Pubdate: Sat, 26 Aug 2006
Source: Journal Gazette, The (IN)
Copyright: 2006 The Journal Gazette
Author: Sylvia A. Smith, Washington editor
Bookmark: (Cannabis)
Bookmark: (ONDCP Media Campaign)


WASHINGTON - Cut money for the anti-drug advertising campaign, the 
auditors who advise Congress recommended Friday.

The Government Accountability Office said lawmakers should believe a 
$42.7 million study that panned the eight-year-old TV, radio, 
newspaper, magazine and Internet ad campaign.

The government has spent $1.2 billion since 1998 on ads ranging from 
"parents, the anti-drug" to the current "above the influence" series. 
President Bush has asked for $120 million for the program next year. 
A firm hired to evaluate the campaign said the ads were memorable but 
seeing them didn't make kids less likely to use marijuana.

But the drug czar's office and Rep. Mark Souder, R-3rd, said results 
can't be argued with. Teen drug use is down since the ad campaign 
started, they said.

"Common sense would show a connection," said Thomas Riley, spokesman 
for the Office on National Drug Control Policy.

Souder said it's always difficult to show a direct consequence of advertising.

"It's very difficult to tell whether Britney Spears bopping around on 
some Coca-Cola ad actually sold a single bottle of Coca-Cola," Souder 
said. But "the groups that promote marijuana wouldn't be criticizing 
it so much if they didn't think it was effective."

Souder is the chairman of a subcommittee that oversees the operation 
of the drug czar's office.

Even if the study's criticisms are valid, Riley said, they are outdated.
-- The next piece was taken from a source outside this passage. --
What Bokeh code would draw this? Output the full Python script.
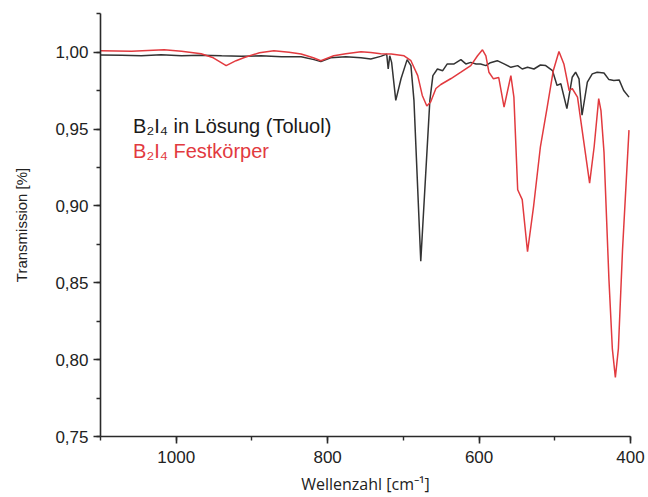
from bokeh.plotting import figure
from bokeh.models import Range1d, SingleIntervalTicker, CustomJSTickFormatter, Label
from bokeh.embed import file_html
from bokeh.resources import INLINE

# ---- data ----
wn_black = [1100, 1072, 1046, 1020, 993, 967, 940, 914, 888, 861,
            835, 818, 809, 796, 776, 756, 743, 730, 722, 720,
            718, 715.5, 710, 703, 695, 690, 686, 677, 665, 661,
            655, 648, 642, 633, 624, 617.5, 611, 604, 598, 591,
            585, 576, 567, 558, 549, 543, 536, 527.5, 519, 512,
            503, 497, 492, 484, 477, 472.5, 468, 464, 457, 450.5,
            444, 435, 428.5, 422, 415, 409, 402]
t_black = [0.9982, 0.9981, 0.9977, 0.9984, 0.9977, 0.9981, 0.9977, 0.9974, 0.9977, 0.9971,
           0.9971, 0.9952, 0.9939, 0.9964, 0.9971, 0.9964, 0.9956, 0.9973, 0.9988, 0.9891,
           0.9977, 0.9934, 0.9687, 0.9829, 0.9952, 0.9913, 0.9687, 0.864, 0.9687, 0.9848,
           0.9891, 0.9880, 0.9924, 0.9924, 0.9952, 0.9924, 0.9934, 0.9924, 0.9924, 0.9913,
           0.9932, 0.9945, 0.9924, 0.9902, 0.9913, 0.9891, 0.9902, 0.9891, 0.9917, 0.9913,
           0.9880, 0.9784, 0.9795, 0.9633, 0.9837, 0.9870, 0.9827, 0.9590, 0.9805, 0.9859,
           0.9870, 0.9865, 0.9822, 0.9816, 0.9820, 0.9751, 0.9708]

wn_red = [1100, 1059, 1016, 993, 967, 951, 934, 921, 910, 890,
          871, 851, 835, 819, 809, 792, 776, 756, 743, 730,
          716, 699, 690, 681, 675, 669, 664, 657, 650.5, 637,
          624, 611, 602, 595.5, 591, 587, 581, 574, 567, 558,
          554, 549, 543, 536, 528, 519, 510, 502, 494.5, 488,
          481, 477, 470, 462, 454, 448, 442, 439, 435, 428.5, 424,
          420, 416, 410.5, 402]
t_red = [1.0010, 1.0006, 1.0016, 1.0006, 0.9990, 0.9964, 0.9913, 0.9945, 0.9966, 0.9997,
         1.0010, 1.0000, 0.9988, 0.9964, 0.9945, 0.9977, 0.9990, 1.0003, 0.9999, 0.9990,
         0.9988, 0.9977, 0.9945, 0.9848, 0.9719, 0.9650, 0.9676, 0.9764, 0.9790, 0.9829,
         0.9870, 0.9913, 0.9977, 1.0016, 0.9977, 0.9870, 0.9827, 0.9835, 0.9643, 0.9848,
         0.9708, 0.9105, 0.9041, 0.8702, 0.8997, 0.9385, 0.9643, 0.9880, 1.0005, 0.9924,
         0.9751, 0.9764, 0.9708, 0.9428, 0.9149, 0.9385, 0.9698, 0.9620, 0.9350, 0.8524, 0.8072,
         0.7884, 0.8072, 0.8718, 0.9493]

label_black = "B\u2082I\u2084 in Lösung (Toluol)"
label_red = "B\u2082I\u2084 Festkörper"
x_title = "Wellenzahl [cm\u207b\u00b9]"
y_title = "Transmission [%]"

BLACK = "#333333"
RED = "#e23a3f"
FONT = "Liberation Sans"

p = figure(width=648, height=497,
           x_range=Range1d(1100, 400), y_range=Range1d(0.75, 1.0252),
           output_backend="svg", toolbar_location=None,
           min_border_left=100, min_border_right=18,
           min_border_top=13, min_border_bottom=59)
p.xgrid.visible = False
p.ygrid.visible = False
p.outline_line_color = None
p.background_fill_color = "white"
p.border_fill_color = "white"

p.line(wn_black, t_black, line_color=BLACK, line_width=1.5)
p.line(wn_red, t_red, line_color=RED, line_width=1.5)

p.xaxis.ticker = SingleIntervalTicker(interval=200, num_minor_ticks=2)
p.yaxis.ticker = SingleIntervalTicker(interval=0.05, num_minor_ticks=2)
p.yaxis.formatter = CustomJSTickFormatter(code="return tick.toFixed(2).replace('.', ',');")
p.xaxis.formatter = CustomJSTickFormatter(code="return tick.toFixed(0);")

for ax in (p.xaxis[0], p.yaxis[0]):
    ax.axis_line_width = 1.6
    ax.axis_line_color = "#2a2a2a"
    ax.major_tick_line_color = "#2a2a2a"
    ax.minor_tick_line_color = "#2a2a2a"
    ax.major_tick_line_width = 1.6
    ax.minor_tick_line_width = 1.4
    ax.major_tick_in = 0
    ax.major_tick_out = 7
    ax.minor_tick_in = 0
    ax.minor_tick_out = 4
    ax.major_label_text_font = FONT
    ax.major_label_text_font_size = "17px"
    ax.major_label_text_color = "#222222"
    ax.axis_label_text_font_style = "normal"
    ax.axis_label_text_color = "#222222"

p.xaxis.major_label_standoff = 7
p.yaxis.major_label_standoff = 5
p.xaxis.axis_label = x_title
p.xaxis.axis_label_text_font = "Open Sans"
p.xaxis.axis_label_text_font_size = "16px"
p.xaxis.axis_label_standoff = 7
p.yaxis.axis_label = y_title
p.yaxis.axis_label_text_font = FONT
p.yaxis.axis_label_text_font_size = "15px"
p.yaxis.axis_label_standoff = 22

p.add_layout(Label(x=1057, y=0.9519, text=label_black, text_font=FONT,
                   text_font_size="20px", text_color="#1a1a1a",
                   text_baseline="alphabetic"))
p.add_layout(Label(x=1057, y=0.9357, text=label_red, text_font=FONT,
                   text_font_size="20px", text_color=RED,
                   text_baseline="alphabetic"))

open("out.html", "w").write(file_html(p, INLINE))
He said the study was done of the ad program through 2004 and that 
the style and focus of the ads have changed since then.

The "anti-drug" theme wasn't effective with teens, Riley said, 
because they resist the government telling them what to do. So last 
year, the ads directed at young people encourage them to make smart choices.

Advertising in favor of something works better than advertising 
against something, he said.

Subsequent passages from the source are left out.